Simone é a Desfolhada Portuguesa, todos o sabem. Mas Simone é também Avé Maria do Povo, canção com versos de Ary dos Santos que entoa quando se lhe pede para escolher um poema.
Simone é «quem faz um filho fá-lo por gosto». Simone é«Avé Mulher do povo» a quem se pede que olhe por quem está só, quase abandonado, mal-aventurado. «É canção tão terra como a Desfolhada, profundamente política e que passou despercebida», explica.
Simone é forte mas chora, olha com serenidade para o passado mas apetece-lhe dizer «olá» quando vê, na RTP Memória, Varela Silva, seu último companheiro, desaparecido em 1995.
Simone teve de tudo, agradece à vida mas perdeu muitas batalhas. Adora viver mas às vezes sente que tem 120 anos. Tem 70. Uma vida que dava um romance, um filme, muitas homenagens. Diz que teve sorte. É uma senhora.

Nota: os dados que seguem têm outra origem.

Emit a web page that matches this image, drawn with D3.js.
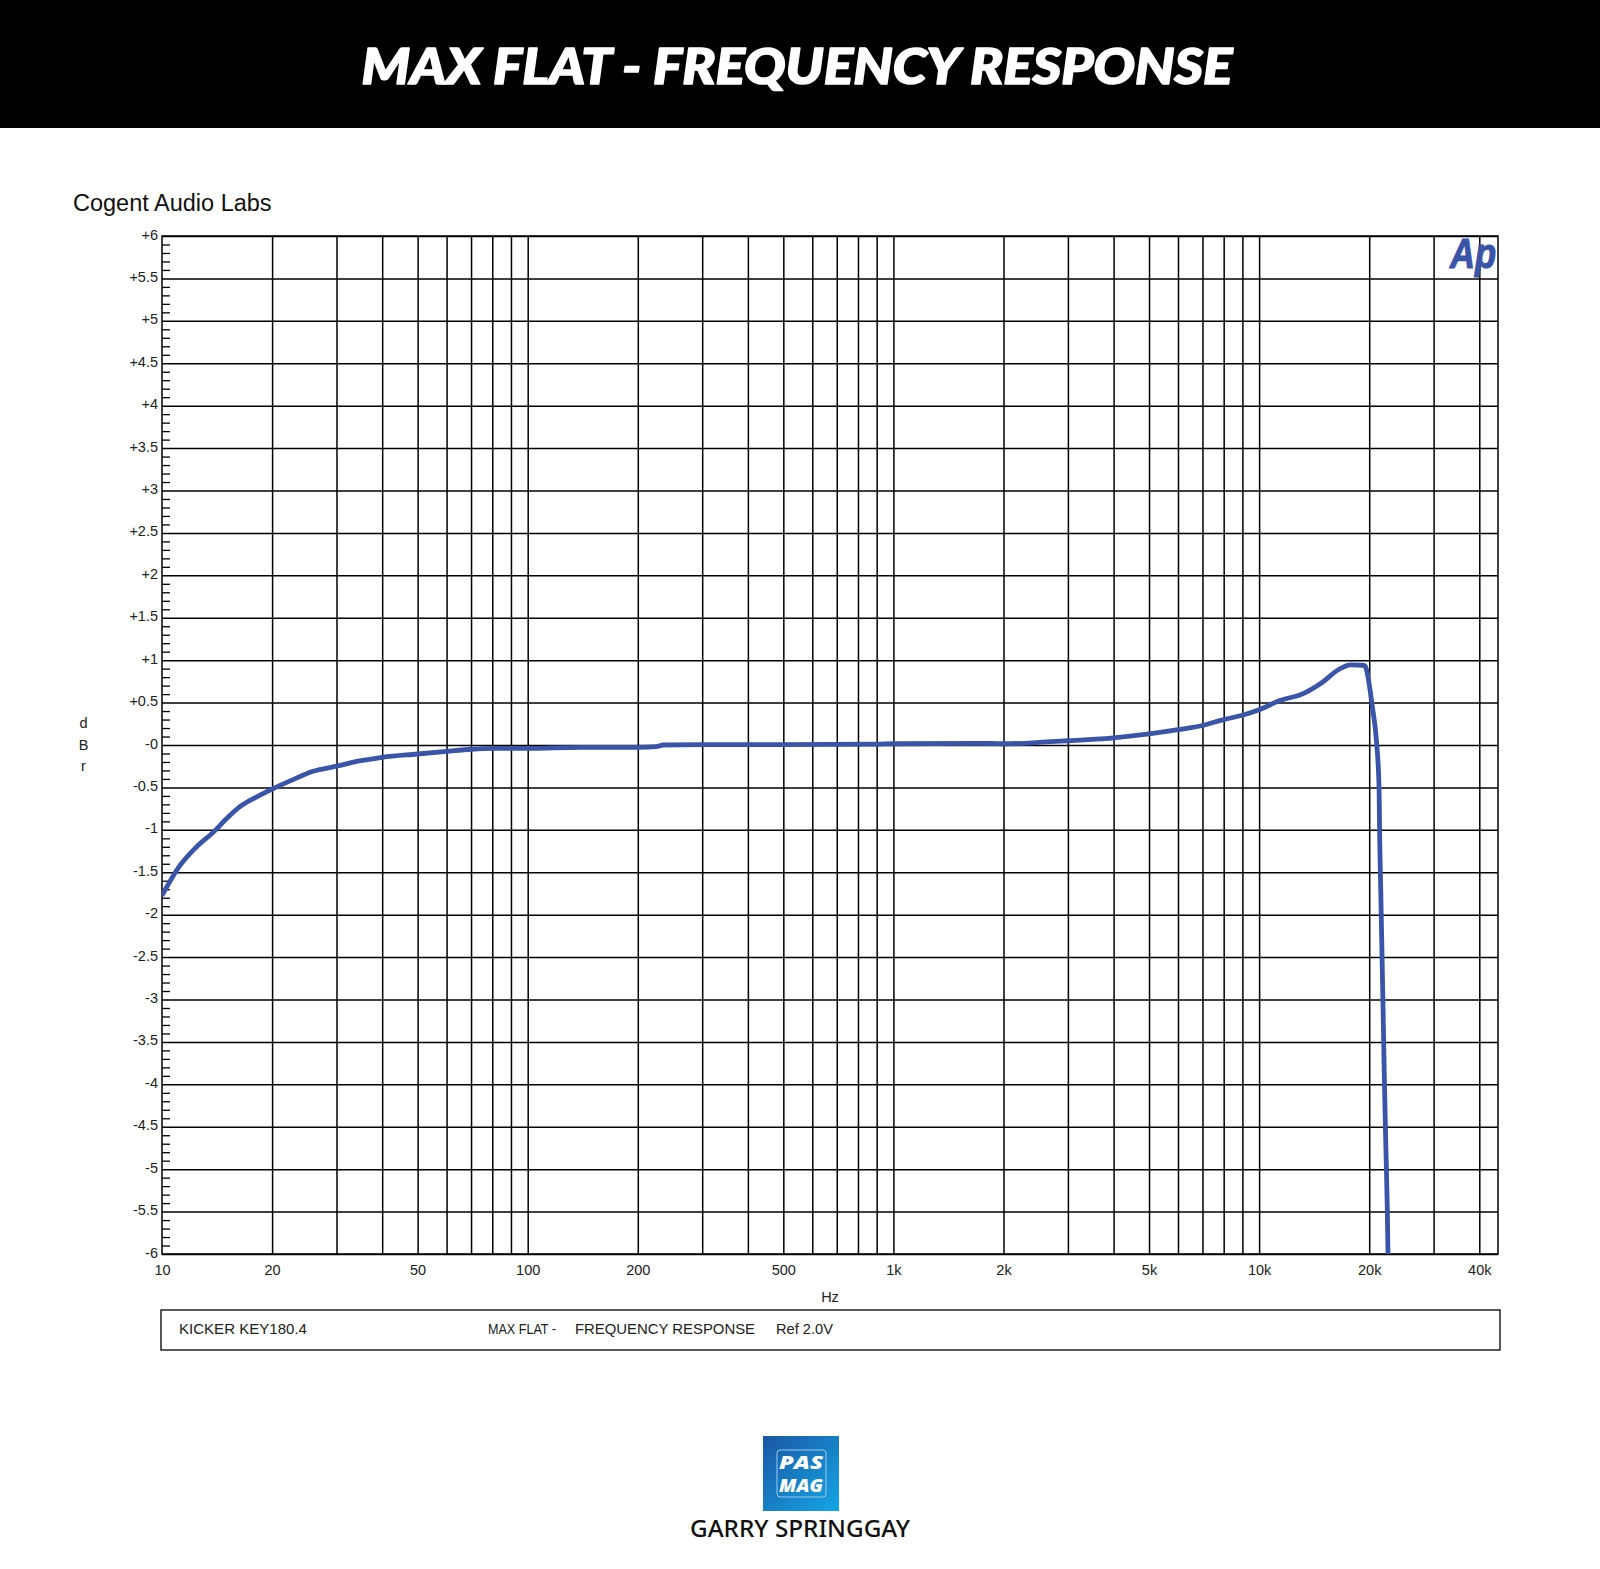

«Nunca quis cantar, nunca quis ser actriz, nunca quis ser coisa alguma. Podia terido fazer bolos», dispara, assim, quase com indiferença. Tinha19 anos, acabado um casamento breve que a deixara de rastos. O médico aconselhara a família a mandar a menina fazer alguma coisa de que gostasse. Foi «por ali», pela música, porque a irmã dizia «ah ela tem uma voz assim». Levaram-na ao Centro de Preparação dos Artistas da Emissora Nacional. Pouco tempo depois era assim: «Quando me começo a pintar, era um bocadinho faça favor de desculpar porque tenho de ir para cima do palco». Diz que «entrou tudo em parafuso em casa». A menina, «simples e ingénua», emancipara-se cedo. «Costumo dizer que a independência das mulheres portuguesas começa quando elas dizem vou ali abaixo beber uma bica. Eu fui aos 19 anos. Tinha um pai aberto, mas,
coitado, calhou-lhe esta filha...»
A vida já lhe pregara uma partida. «E foi acontecendo, grava-se um disco, mais uma cantiga, outro êxito, um prémio.» Sem rumo, ao sabor do destino, agarrada a «fios» que a levaram por «caminhos inesperados». Foi mãe solteira duas vezes. Maria Eduarda e António Pedro, com diferença de 22 meses e hoje com 48 e 46 anos, estão formados, «nunca deram um problema». Criou-os sozinha, «sem um tostão de ajuda sequer para o livro da quarta classe». São o seu orgulho, vê-se nos olhos que se esforçam para travar as lágrimas. E o que ela chorou, em 1957. Diziam que estava amancebada. Até se arrepia só de dizer a palavra. Os sentimentos inundam Simone, que já fala quase com raiva quando recorda os dias que passou «de chapéu na mão, de igreja em igreja» a pedir que baptizassem os filhos. «Só perguntava porquê.» Foi uma tia, irmã da mãe, que a ajudou. «Traga-me cá as crianças, disse-lhe um padre da Amadora. Era um padre comunista.»